The significant omission from that list is the one thing that Jesus is trying to communicate in his teaching in today’s gospel. You have no need to worry because God is caring for you, he says, concluding:
Strive first for the kingdom of God and his righteousness, and all these things will be given to you as well.
Serve God – and everything else will fit into place.
Serve wealth – and God will end up taking second place.
Issues of material security – our money and employment – seem to be significant factors in us losing our sleep. But while relationships emerge as at least as much an antidote to worry as a cause, having a relationship with God does not seem to feature highly on the list of people’s ways of dealing with worry. Given that so many of us worry, it is worth hearing what Jesus has to say about the matter.

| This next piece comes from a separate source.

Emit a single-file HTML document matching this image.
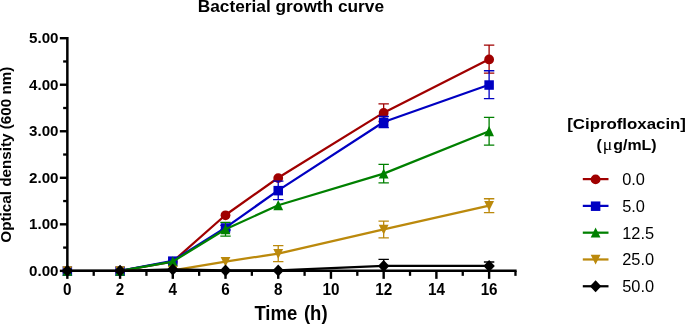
<!DOCTYPE html><html><head><meta charset="utf-8"><style>
html,body{margin:0;padding:0;background:#fff;}svg{display:block;will-change:transform;}text{-webkit-font-smoothing:antialiased;font-family:"Liberation Sans",sans-serif;fill:#000;}
.b{font-weight:bold;}
</style></head><body>
<svg width="685" height="324" viewBox="0 0 685 324">
<rect width="685" height="324" fill="#fff"/>
<text class="b" x="290.9" y="12.0" font-size="17.3" text-anchor="middle">Bacterial growth curve</text>
<text class="b" transform="translate(10.55,154.65) rotate(-90) scale(1.09,1)" font-size="14" text-anchor="middle">Optical density (600 nm)</text>
<text class="b" transform="translate(254.4,319.7) scale(0.955,1)" font-size="19.4" word-spacing="1.6">Time (h)</text>
<path d="M383.67 103.81 V121.49 M378.47 103.81 H388.87 M378.47 121.49 H388.87" stroke="#a00000" stroke-width="1.3" fill="none"/>
<path d="M489.11 45.18 V73.10 M483.91 45.18 H494.31 M483.91 73.10 H494.31" stroke="#a00000" stroke-width="1.3" fill="none"/>
<polyline points="120.07,270.85 172.79,261.54 225.51,215.01 278.23,177.79 383.67,112.65 489.11,59.14" fill="none" stroke="#a00000" stroke-width="2.25" stroke-linejoin="round"/>
<circle cx="67.35" cy="271.15" r="4.9" fill="#a00000"/>
<circle cx="120.07" cy="271.15" r="4.9" fill="#a00000"/>
<circle cx="172.79" cy="261.84" r="4.9" fill="#a00000"/>
<circle cx="225.51" cy="215.31" r="4.9" fill="#a00000"/>
<circle cx="278.23" cy="178.09" r="4.9" fill="#a00000"/>
<circle cx="383.67" cy="112.95" r="4.9" fill="#a00000"/>
<circle cx="489.11" cy="59.44" r="4.9" fill="#a00000"/>
<path d="M225.51 225.34 V230.00 M220.31 225.34 H230.71 M220.31 230.00 H230.71" stroke="#0000c2" stroke-width="1.3" fill="none"/>
<path d="M278.23 181.05 V199.66 M273.03 181.05 H283.43 M273.03 199.66 H283.43" stroke="#0000c2" stroke-width="1.3" fill="none"/>
<path d="M383.67 116.37 V127.54 M378.47 116.37 H388.87 M378.47 127.54 H388.87" stroke="#0000c2" stroke-width="1.3" fill="none"/>
<path d="M489.11 70.77 V98.69 M483.91 70.77 H494.31 M483.91 98.69 H494.31" stroke="#0000c2" stroke-width="1.3" fill="none"/>
<polyline points="120.07,270.85 172.79,260.85 225.51,227.67 278.23,190.35 383.67,121.95 489.11,84.73" fill="none" stroke="#0000c2" stroke-width="2.25" stroke-linejoin="round"/>
<rect x="62.60" y="266.40" width="9.5" height="9.5" fill="#0000c2"/>
<rect x="115.32" y="266.40" width="9.5" height="9.5" fill="#0000c2"/>
<rect x="168.04" y="256.40" width="9.5" height="9.5" fill="#0000c2"/>
<rect x="220.76" y="223.22" width="9.5" height="9.5" fill="#0000c2"/>
<rect x="273.48" y="185.90" width="9.5" height="9.5" fill="#0000c2"/>
<rect x="378.92" y="117.50" width="9.5" height="9.5" fill="#0000c2"/>
<rect x="484.36" y="80.28" width="9.5" height="9.5" fill="#0000c2"/>
<path d="M225.51 222.41 V236.19 M220.31 222.41 H230.71 M220.31 236.19 H230.71" stroke="#008000" stroke-width="1.3" fill="none"/>
<path d="M383.67 164.30 V182.91 M378.47 164.30 H388.87 M378.47 182.91 H388.87" stroke="#008000" stroke-width="1.3" fill="none"/>
<path d="M489.11 117.30 V145.22 M483.91 117.30 H494.31 M483.91 145.22 H494.31" stroke="#008000" stroke-width="1.3" fill="none"/>
<polyline points="120.07,270.85 172.79,261.54 225.51,229.30 278.23,205.24 383.67,173.60 489.11,131.26" fill="none" stroke="#008000" stroke-width="2.25" stroke-linejoin="round"/>
<path d="M67.35 265.65 L72.25 275.75 L62.45 275.75 Z" fill="#008000"/>
<path d="M120.07 265.65 L124.97 275.75 L115.17 275.75 Z" fill="#008000"/>
<path d="M172.79 256.34 L177.69 266.44 L167.89 266.44 Z" fill="#008000"/>
<path d="M225.51 224.10 L230.41 234.20 L220.61 234.20 Z" fill="#008000"/>
<path d="M278.23 200.04 L283.13 210.14 L273.33 210.14 Z" fill="#008000"/>
<path d="M383.67 168.40 L388.57 178.50 L378.77 178.50 Z" fill="#008000"/>
<path d="M489.11 126.06 L494.01 136.16 L484.21 136.16 Z" fill="#008000"/>
<path d="M278.23 245.72 V261.54 M273.03 245.72 H283.43 M273.03 261.54 H283.43" stroke="#bb890c" stroke-width="1.3" fill="none"/>
<path d="M383.67 221.06 V237.81 M378.47 221.06 H388.87 M378.47 237.81 H388.87" stroke="#bb890c" stroke-width="1.3" fill="none"/>
<path d="M489.11 198.73 V212.69 M483.91 198.73 H494.31 M483.91 212.69 H494.31" stroke="#bb890c" stroke-width="1.3" fill="none"/>
<polyline points="120.07,270.85 172.79,270.38 225.51,261.54 278.23,253.63 383.67,229.44 489.11,205.71" fill="none" stroke="#bb890c" stroke-width="2.25" stroke-linejoin="round"/>
<path d="M67.35 275.95 L72.25 266.25 L62.45 266.25 Z" fill="#bb890c"/>
<path d="M120.07 275.95 L124.97 266.25 L115.17 266.25 Z" fill="#bb890c"/>
<path d="M172.79 275.48 L177.69 265.78 L167.89 265.78 Z" fill="#bb890c"/>
<path d="M225.51 266.64 L230.41 256.94 L220.61 256.94 Z" fill="#bb890c"/>
<path d="M278.23 258.73 L283.13 249.03 L273.33 249.03 Z" fill="#bb890c"/>
<path d="M383.67 234.54 L388.57 224.84 L378.77 224.84 Z" fill="#bb890c"/>
<path d="M489.11 210.81 L494.01 201.11 L484.21 201.11 Z" fill="#bb890c"/>
<path d="M383.67 259.45 V265.96 M378.47 259.45 H388.87" stroke="#000000" stroke-width="1.3" fill="none"/>
<path d="M489.11 262.01 V265.96 M483.91 262.01 H494.31" stroke="#000000" stroke-width="1.3" fill="none"/>
<polyline points="67.35,270.85 120.07,270.85 172.79,269.45 225.51,270.38 278.23,270.38 383.67,265.96 489.11,265.96" fill="none" stroke="#000000" stroke-width="2.25" stroke-linejoin="round"/>
<path d="M67.35 264.85 L73.05 270.85 L67.35 276.85 L61.65 270.85 Z" fill="#000000"/>
<path d="M120.07 264.85 L125.77 270.85 L120.07 276.85 L114.37 270.85 Z" fill="#000000"/>
<path d="M172.79 263.45 L178.49 269.45 L172.79 275.45 L167.09 269.45 Z" fill="#000000"/>
<path d="M225.51 264.38 L231.21 270.38 L225.51 276.38 L219.81 270.38 Z" fill="#000000"/>
<path d="M278.23 264.38 L283.93 270.38 L278.23 276.38 L272.53 270.38 Z" fill="#000000"/>
<path d="M383.67 259.96 L389.37 265.96 L383.67 271.96 L377.97 265.96 Z" fill="#000000"/>
<path d="M489.11 259.96 L494.81 265.96 L489.11 271.96 L483.41 265.96 Z" fill="#000000"/>
<path d="M67.35 37.00 V272.10" stroke="#000" stroke-width="2.5" fill="none"/>
<path d="M66.10 270.85 H516.62" stroke="#000" stroke-width="2.5" fill="none"/>
<path d="M59.85 270.85 H67.35" stroke="#000" stroke-width="2.4"/>
<text class="b" x="58.5" y="275.75" font-size="15.15" text-anchor="end">0.00</text>
<path d="M63.15 247.59 H67.35" stroke="#000" stroke-width="2.3"/>
<path d="M59.85 224.32 H67.35" stroke="#000" stroke-width="2.4"/>
<text class="b" x="58.5" y="229.22" font-size="15.15" text-anchor="end">1.00</text>
<path d="M63.15 201.06 H67.35" stroke="#000" stroke-width="2.3"/>
<path d="M59.85 177.79 H67.35" stroke="#000" stroke-width="2.4"/>
<text class="b" x="58.5" y="182.69" font-size="15.15" text-anchor="end">2.00</text>
<path d="M63.15 154.53 H67.35" stroke="#000" stroke-width="2.3"/>
<path d="M59.85 131.26 H67.35" stroke="#000" stroke-width="2.4"/>
<text class="b" x="58.5" y="136.16" font-size="15.15" text-anchor="end">3.00</text>
<path d="M63.15 108.00 H67.35" stroke="#000" stroke-width="2.3"/>
<path d="M59.85 84.73 H67.35" stroke="#000" stroke-width="2.4"/>
<text class="b" x="58.5" y="89.63" font-size="15.15" text-anchor="end">4.00</text>
<path d="M63.15 61.47 H67.35" stroke="#000" stroke-width="2.3"/>
<path d="M59.85 38.20 H67.35" stroke="#000" stroke-width="2.4"/>
<text class="b" x="58.5" y="43.10" font-size="15.15" text-anchor="end">5.00</text>
<path d="M67.35 270.85 V278.85" stroke="#000" stroke-width="2.4"/>
<text class="b" transform="translate(67.35,295.2) scale(0.965,1)" font-size="15.8" text-anchor="middle">0</text>
<path d="M93.71 270.85 V275.85" stroke="#000" stroke-width="2.3"/>
<path d="M120.07 270.85 V278.85" stroke="#000" stroke-width="2.4"/>
<text class="b" transform="translate(120.07,295.2) scale(0.965,1)" font-size="15.8" text-anchor="middle">2</text>
<path d="M146.43 270.85 V275.85" stroke="#000" stroke-width="2.3"/>
<path d="M172.79 270.85 V278.85" stroke="#000" stroke-width="2.4"/>
<text class="b" transform="translate(172.79,295.2) scale(0.965,1)" font-size="15.8" text-anchor="middle">4</text>
<path d="M199.15 270.85 V275.85" stroke="#000" stroke-width="2.3"/>
<path d="M225.51 270.85 V278.85" stroke="#000" stroke-width="2.4"/>
<text class="b" transform="translate(225.51,295.2) scale(0.965,1)" font-size="15.8" text-anchor="middle">6</text>
<path d="M251.87 270.85 V275.85" stroke="#000" stroke-width="2.3"/>
<path d="M278.23 270.85 V278.85" stroke="#000" stroke-width="2.4"/>
<text class="b" transform="translate(278.23,295.2) scale(0.965,1)" font-size="15.8" text-anchor="middle">8</text>
<path d="M304.59 270.85 V275.85" stroke="#000" stroke-width="2.3"/>
<path d="M330.95 270.85 V278.85" stroke="#000" stroke-width="2.4"/>
<text class="b" transform="translate(330.95,295.2) scale(0.965,1)" font-size="15.8" text-anchor="middle">10</text>
<path d="M357.31 270.85 V275.85" stroke="#000" stroke-width="2.3"/>
<path d="M383.67 270.85 V278.85" stroke="#000" stroke-width="2.4"/>
<text class="b" transform="translate(383.67,295.2) scale(0.965,1)" font-size="15.8" text-anchor="middle">12</text>
<path d="M410.03 270.85 V275.85" stroke="#000" stroke-width="2.3"/>
<path d="M436.39 270.85 V278.85" stroke="#000" stroke-width="2.4"/>
<text class="b" transform="translate(436.39,295.2) scale(0.965,1)" font-size="15.8" text-anchor="middle">14</text>
<path d="M462.75 270.85 V275.85" stroke="#000" stroke-width="2.3"/>
<path d="M489.11 270.85 V278.85" stroke="#000" stroke-width="2.4"/>
<text class="b" transform="translate(489.11,295.2) scale(0.965,1)" font-size="15.8" text-anchor="middle">16</text>
<path d="M515.47 270.85 V275.85" stroke="#000" stroke-width="2.3"/>
<text class="b" transform="translate(567.2,128.6) scale(1.17,1)" font-size="14.4">[Ciprofloxacin]</text>
<text class="b" transform="translate(596.5,149.5) scale(1.105,1)" font-size="14.4">(<tspan font-family="Liberation Serif" font-weight="normal" font-size="16" dx="0.9">μ</tspan><tspan dx="0.9">g/mL)</tspan></text>
<path d="M582.8 179.10 H608.5" stroke="#a00000" stroke-width="2.25"/>
<circle cx="595.60" cy="179.40" r="4.9" fill="#a00000"/>
<text x="622.2" y="184.95" font-size="16.4">0.0</text>
<path d="M582.8 205.89 H608.5" stroke="#0000c2" stroke-width="2.25"/>
<rect x="590.85" y="201.44" width="9.5" height="9.5" fill="#0000c2"/>
<text x="622.2" y="211.74" font-size="16.4">5.0</text>
<path d="M582.8 232.68 H608.5" stroke="#008000" stroke-width="2.25"/>
<path d="M595.60 227.48 L600.50 237.58 L590.70 237.58 Z" fill="#008000"/>
<text x="622.2" y="238.53" font-size="16.4">12.5</text>
<path d="M582.8 259.47 H608.5" stroke="#bb890c" stroke-width="2.25"/>
<path d="M595.60 264.57 L600.50 254.87 L590.70 254.87 Z" fill="#bb890c"/>
<text x="622.2" y="265.32" font-size="16.4">25.0</text>
<path d="M582.8 286.26 H608.5" stroke="#000000" stroke-width="2.25"/>
<path d="M595.60 280.26 L601.30 286.26 L595.60 292.26 L589.90 286.26 Z" fill="#000000"/>
<text x="622.2" y="292.11" font-size="16.4">50.0</text>
</svg></body></html>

Anxiety, Jesus insists, is counter-productive. Worry cannot add an hour to our life-span. Indeed, the opposite may be true.
Jesus doesn’t say that we shouldn’t make plans for the future. He does say that we should not let the future worry us – because however anxious we get it isn’t going to change things.
He doesn’t say that material provision is unimportant – but he does make it clear that it should not pre-occupy us and push aside life’s greater priorities: God’s kingdom, our relationship with God and those around us. We can only serve one master, he says, God or wealth.
His point is that worrying about everything, getting stressed, doesn’t give us any more security than we already have. All it does it disconnect us from the source of the only real security we can have in this life – Jesus, the Lord of yesterday, today and forever, whose provision we experience in the present moment. Right now he is providing you with the very air that you breathe.
So don’t worry because getting anxious, stressed, isn’t going to make any difference – but take your worries to God – this is the message of Jesus to us this morning.
Perhaps Jesus had in mind the words of the Psalmist from Psalm 5522 – Cast your burden on the Lord, and he will sustain you.